As we lurch toward the end of the year, it’s a good time to take stock of our lives. But also, it’s kind of nifty to compare where we are with shareholder proposals compared to a decade ago. This 13-page report from ISS provides this trend data.
Here are my top 10 takeaways from the trends:
- Governance proposals used to be the most common. Governance and compensation topics represented the largest portion of proposals up until the mid-2010s, but their volume has decreased over the past 10 years.
- Big growth in E&S proposals. Proposals related to environmental and social topics accounted for 62% of the total in 2024, up from 44% a decade earlier.
- Anti-ESG proposals drive growth in E&S proposals. The increase in volume of E&S proposals in the past two years is primarily due to the higher prevalence of “anti-ESG” proposals – as those reached a record number of 108 in 2024.
- Shareholder proposals withdrawn less frequently. After the percentage of withdrawn proposals increased in the 2010s, since 2021, the percentage of withdrawn proposals has steadily declined, reaching 31% of submitted proposals in the year through June 2024.
- Parties more willing to negotiate out E&S proposals compared to governance proposals. Nearly 70% of governance and compensation proposals went to final vote across the decade, compared to 51% for E&S proposals – indicating a limited willingness among parties to resolve an issue through negotiation and less success for companies in blocking governance and compensation proposals.
- Climate proposals’ volume is high but engagement is nuanced. The volume of voted environmental proposals remains at historically high levels, with 97 and 82 proposals going to a vote in 2023 and 2024, respectively. However, engagement around these topics is becoming more nuanced, as target companies exhibit more mature environmental management programs and more advanced climate disclosures.
- Support for governance proposals remains steady. The number of governance and compensation proposals voted upon – along with their support levels – have been relatively stable over the years, though both have trended downward. During the decade, 2015 saw the highest number of proposals voted, with more than half gaining more than 30% of votes cast and roughly a quarter of them passing.
- Number of governance proposals declines but good governance practices increase.

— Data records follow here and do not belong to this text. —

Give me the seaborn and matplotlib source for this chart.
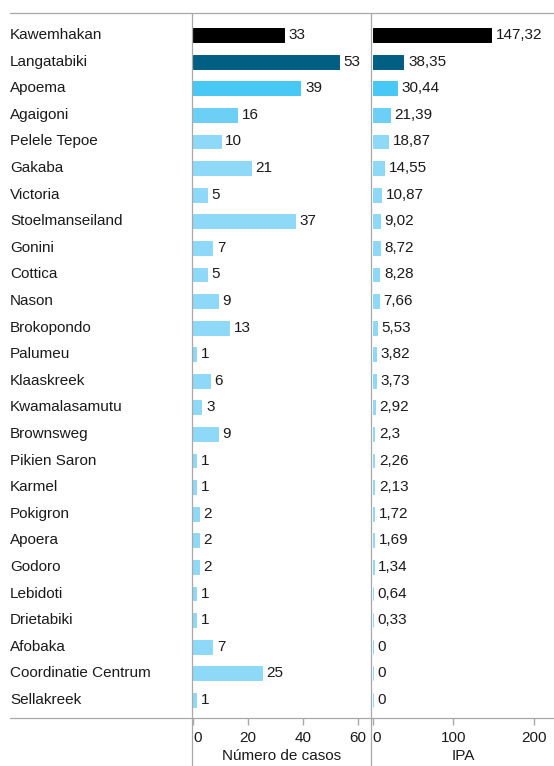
import matplotlib
matplotlib.use("Agg")
import matplotlib.pyplot as plt
import matplotlib.transforms as mtransforms
from matplotlib.lines import Line2D
import seaborn as sns

sns.set_theme(style="white")
plt.rcParams['font.family'] = ['Liberation Sans', 'DejaVu Sans']

## Data ##

localidades = ["Kawemhakan", "Langatabiki", "Apoema", "Agaigoni", "Pelele Tepoe",
               "Gakaba", "Victoria", "Stoelmanseiland", "Gonini", "Cottica",
               "Nason", "Brokopondo", "Palumeu", "Klaaskreek", "Kwamalasamutu",
               "Brownsweg", "Pikien Saron", "Karmel", "Pokigron", "Apoera",
               "Godoro", "Lebidoti", "Drietabiki", "Afobaka", "Coordinatie Centrum",
               "Sellakreek"]
casos = [33, 53, 39, 16, 10, 21, 5, 37, 7, 5, 9, 13, 1, 6, 3, 9, 1, 1, 2, 2, 2,
         1, 1, 7, 25, 1]
ipa = [147.32, 38.35, 30.44, 21.39, 18.87, 14.55, 10.87, 9.02, 8.72, 8.28, 7.66,
       5.53, 3.82, 3.73, 2.92, 2.3, 2.26, 2.13, 1.72, 1.69, 1.34, 0.64, 0.33,
       0, 0, 0]

casos_ticks = [0, 20, 40, 60]
ipa_ticks = [0, 100, 200]

## Colours ##

colores = ["#000000", "#005F83", "#47C8F5", "#6CCFF6"] + ["#8ED8F8"] * (len(localidades) - 4)
palette = dict(zip(localidades, colores))

line_col = "#a8a8a8"
text_col = "#1a1a1a"
fs = 11

W, H = 554, 766
fig = plt.figure(figsize=(W / 100, H / 100), dpi=100)

def px_axes(x0, x1, y0, y1):
    return fig.add_axes([x0 / W, 1 - y1 / H, (x1 - x0) / W, (y1 - y0) / H])

top, bottom = 13, 718
ax1 = px_axes(193, 371, top, bottom)
ax2 = px_axes(372.5, 554, top, bottom)

n = len(localidades)
pad_top, pad_bot = 0.83, 0.68

def draw_panel(ax, values, xmax, ticks, xlabel, fmt):
    sns.barplot(x=values, y=localidades, hue=localidades, palette=palette,
                legend=False, ax=ax, width=0.52, orient="h", saturation=1)
    for p in ax.patches:
        p.set_edgecolor(p.get_facecolor())
        p.set_linewidth(0.7)
    ax.set_xlim(0, xmax)
    ax.set_ylim(n - 1 + pad_bot, -pad_top)
    for s in ax.spines.values():
        s.set_visible(False)
    ax.set_yticks([])
    ax.set_ylabel("")
    ax.set_xticks(ticks)
    ax.set_xticklabels([str(t) for t in ticks], fontsize=fs, color=text_col)
    first = ax.get_xticklabels()[0]
    first.set_horizontalalignment("left")
    first.set_transform(first.get_transform() +
                        mtransforms.ScaledTranslation(2.5 / 72, 0, fig.dpi_scale_trans))
    ax.tick_params(axis="x", bottom=True, length=5, width=1, color=line_col,
                   pad=4)
    ax.set_xlabel(xlabel, fontsize=fs, color=text_col, labelpad=3)
    for i, v in enumerate(values):
        ax.annotate(fmt(v), (v, i), xytext=(3.4, 0), textcoords="offset points",
                    va="center", ha="left", fontsize=fs, color=text_col)

draw_panel(ax1, casos, 64.7, casos_ticks, "Número de casos", lambda v: str(v))
draw_panel(ax2, ipa, 225, ipa_ticks, "IPA", lambda v: f"{v:g}".replace(".", ","))

# category labels
row_px = (bottom - top) / (n - 1 + pad_bot + pad_top)
for i, name in enumerate(localidades):
    y = top + (pad_top + i) * row_px
    fig.text(10 / W, 1 - y / H, name, ha="left", va="center", fontsize=fs,
             color=text_col)

# frame lines
for (x0, y0, x1, y1) in [(10, top, W, top), (10, bottom, W, bottom),
                         (192, top, 192, H), (371, top, 371, H)]:
    fig.add_artist(Line2D([x0 / W, x1 / W], [1 - y0 / H, 1 - y1 / H],
                          transform=fig.transFigure, color=line_col, lw=0.9))

plt.savefig("out.png", dpi=100)
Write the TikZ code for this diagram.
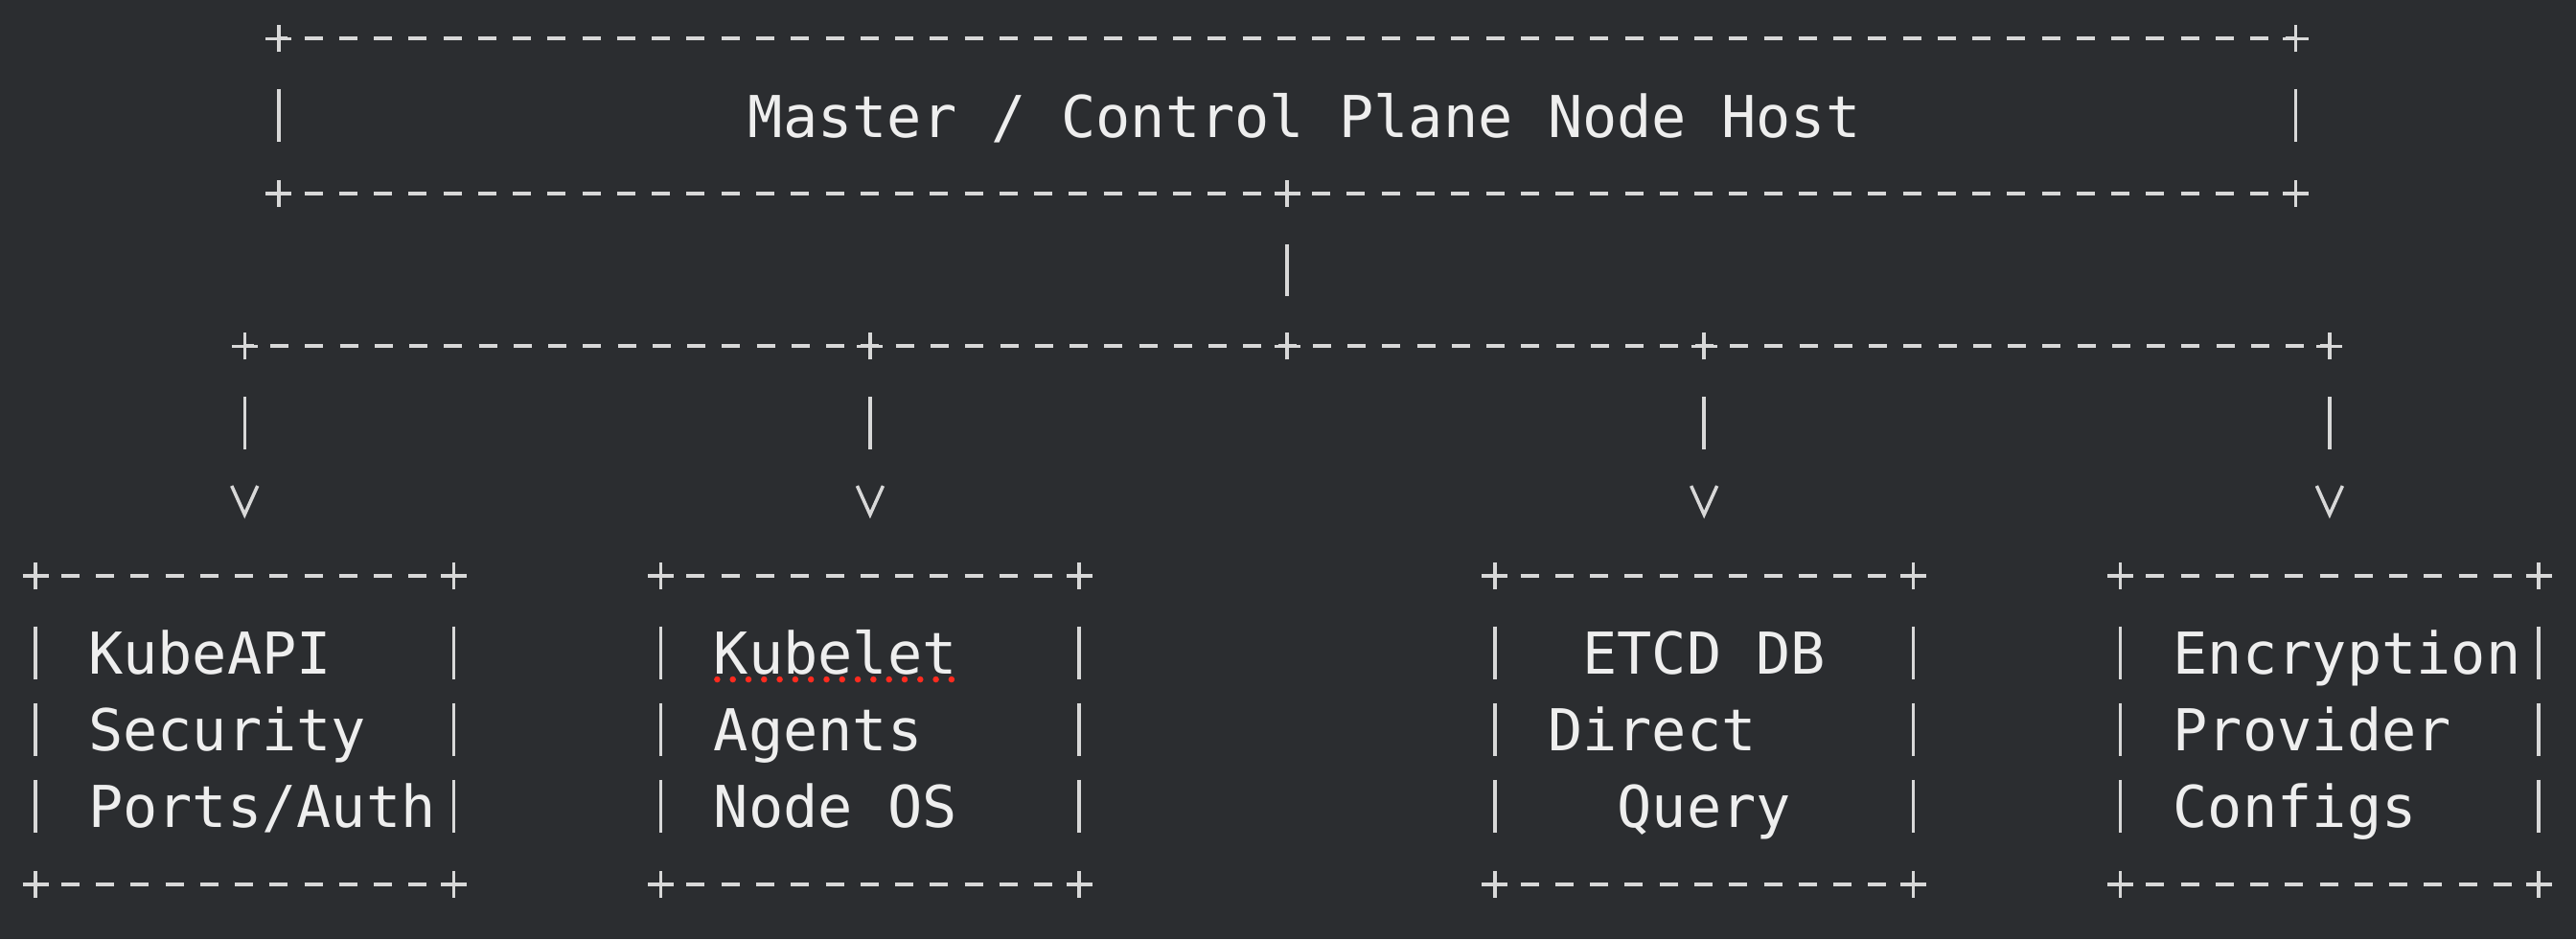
\documentclass[tikz,border=0pt]{standalone}
\usepackage{fontspec}
\setmonofont{DejaVu Sans Mono}
\usetikzlibrary{positioning,arrows.meta}
\definecolor{termbg}{HTML}{2B2D30}
\definecolor{termfg}{HTML}{EEEEEE}
\definecolor{rulegrey}{HTML}{D8D8D8}
\definecolor{spellred}{HTML}{FF2B1F}
\begin{document}
\begin{tikzpicture}[
    x=0.3626cm, y=-0.801cm,
    every node/.style={font=\ttfamily\fontsize{17.14}{22.79}\selectfont, text=termfg, inner sep=0pt},
    hostbox/.style={minimum width=21.03cm, minimum height=1.602cm, text height=0.44cm, text depth=0pt},
    podbox/.style={minimum width=4.351cm, minimum height=3.204cm, text width=3.989cm, text height=0.44cm, text depth=1.606cm},
    hrule/.style={draw=rulegrey, line width=0.04cm, dash pattern=on 0.19cm off 0.1726cm, dash phase=0.095cm},
    vrule/.style={draw=rulegrey, line width=0.035cm, dash pattern=on 0.55cm off 0.251cm, shorten <=0.526cm, shorten >=0.526cm},
    plusmark/.style={draw=rulegrey, line width=0.035cm},
    stem/.style={draw=rulegrey, line width=0.035cm, shorten <=0.526cm, shorten >=0.526cm},
    feed/.style={draw=rulegrey, line width=0.035cm, shorten <=0.526cm, shorten >=0.597cm, dash pattern=on 0.55cm off 3cm, -{Straight Barb[length=0.3cm, width=0.27cm]}},
    spell/.style={draw=spellred, line width=0.065cm, line cap=round, dash pattern=on 0pt off 0.163cm}
]
\path[use as bounding box, fill=termbg] (-1.0397,-0.5119) rectangle (73.092,11.723);

\node[hostbox] (host) at (36,1) {\hphantom{0}Master / Control Plane Node Host};
\node[podbox] (api) at (6,9) {\hphantom{0}KubeAPI\\\hphantom{0}Security\\\hphantom{0}Ports/Auth};
\node[podbox] (kubelet) at (24,9) {\hphantom{0}Kubelet\\\hphantom{0}Agents\\\hphantom{0}Node\hphantom{0}OS};
\node[podbox] (etcd) at (48,9) {\hphantom{00}ETCD\hphantom{0}DB\\\hphantom{0}Direct\\\hphantom{000}Query};
\node[podbox] (crypt) at (66,9) {\hphantom{0}Encryption\\\hphantom{0}Provider\\\hphantom{0}Configs};

\coordinate (japi) at (6,4);
\coordinate (jkubelet) at (24,4);
\coordinate (jhost) at (36,4);
\coordinate (jetcd) at (48,4);
\coordinate (jcrypt) at (66,4);

\foreach \n in {host, api, kubelet, etcd, crypt} {
  \draw[hrule] (\n.north west) -- (\n.north east);
  \draw[hrule] (\n.south west) -- (\n.south east);
  \draw[vrule] (\n.north west) -- (\n.south west);
  \draw[vrule] (\n.north east) -- (\n.south east);
  \foreach \a in {north west, north east, south west, south east}
    \draw[plusmark] (\n.\a) +(-0.135cm,0) -- +(0.135cm,0) +(0,-0.14cm) -- +(0,0.14cm);
}

\draw[stem] (host.south) -- (jhost);
\draw[hrule] (japi) -- (jcrypt);
\foreach \j in {host.south, japi, jkubelet, jhost, jetcd, jcrypt}
  \draw[plusmark] (\j) +(-0.135cm,0) -- +(0.135cm,0) +(0,-0.14cm) -- +(0,0.14cm);

\draw[feed] (japi) -- (api.north);
\draw[feed] (jkubelet) -- (kubelet.north);
\draw[feed] (jetcd) -- (etcd.north);
\draw[feed] (jcrypt) -- (crypt.north);

\draw[spell] (19.6,8.34) -- (26.35,8.34);
\end{tikzpicture}
\end{document}
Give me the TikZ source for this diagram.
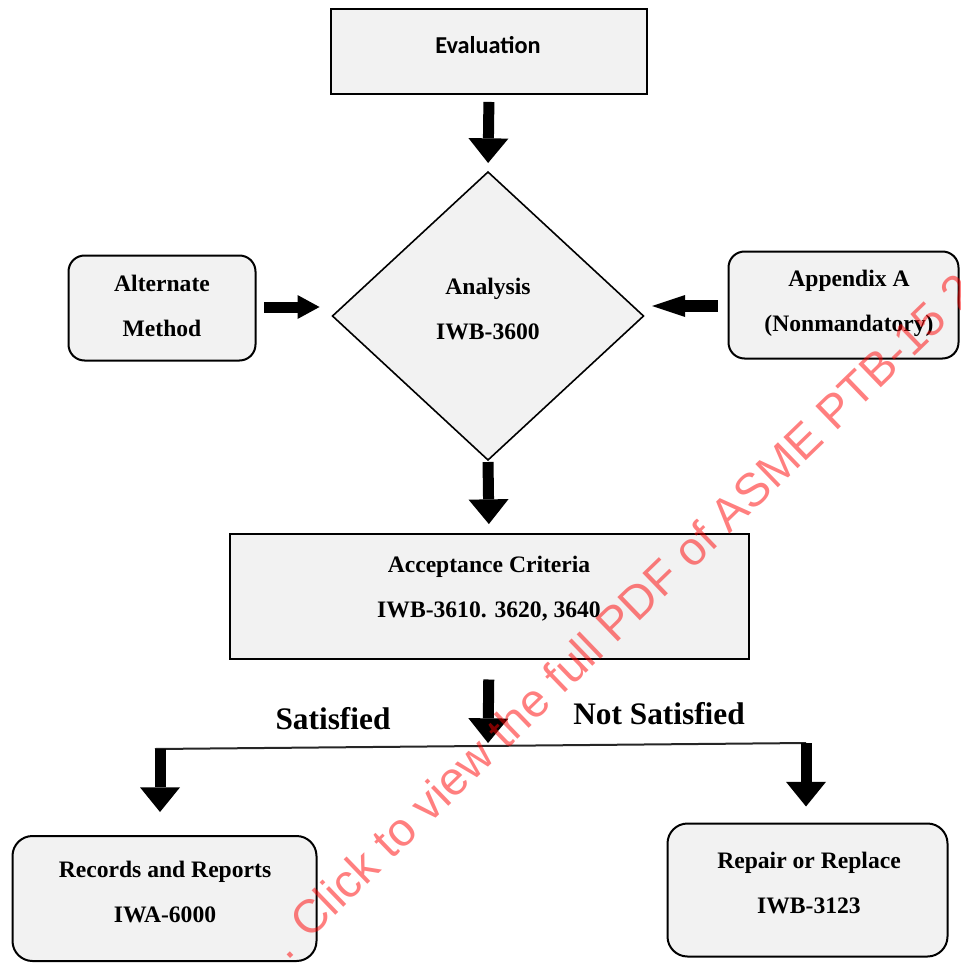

Both the volume of and support level for governance and compensation proposals declined since 2015, but there was a consistent and steady enhancement in corporate governance practices. Among S&P 500 companies, which are the target of most shareholder proposals, those granting proxy access rights increased by more than 50 percentage points, from 33% in 2016 to 85% in 2024.
- Climate disclosure on the rise. Sustainability disclosures and practices have also evolved considerably in the past five years. Larger gaps in disclosures are found among mid- and small-capitalization firms, but the same trends toward greater disclosure are prevalent across companies of all sizes.
- Economic relevance matters for support. When it comes to investor support for shareholder proposals, two factors have remained constant over the decades: the extent to which the investment community recognizes the economic and business relevance of the topic in question and whether companies sufficiently address the associated economic risk. Economic relevance remains the most important determining factor for investor support of shareholder proposals.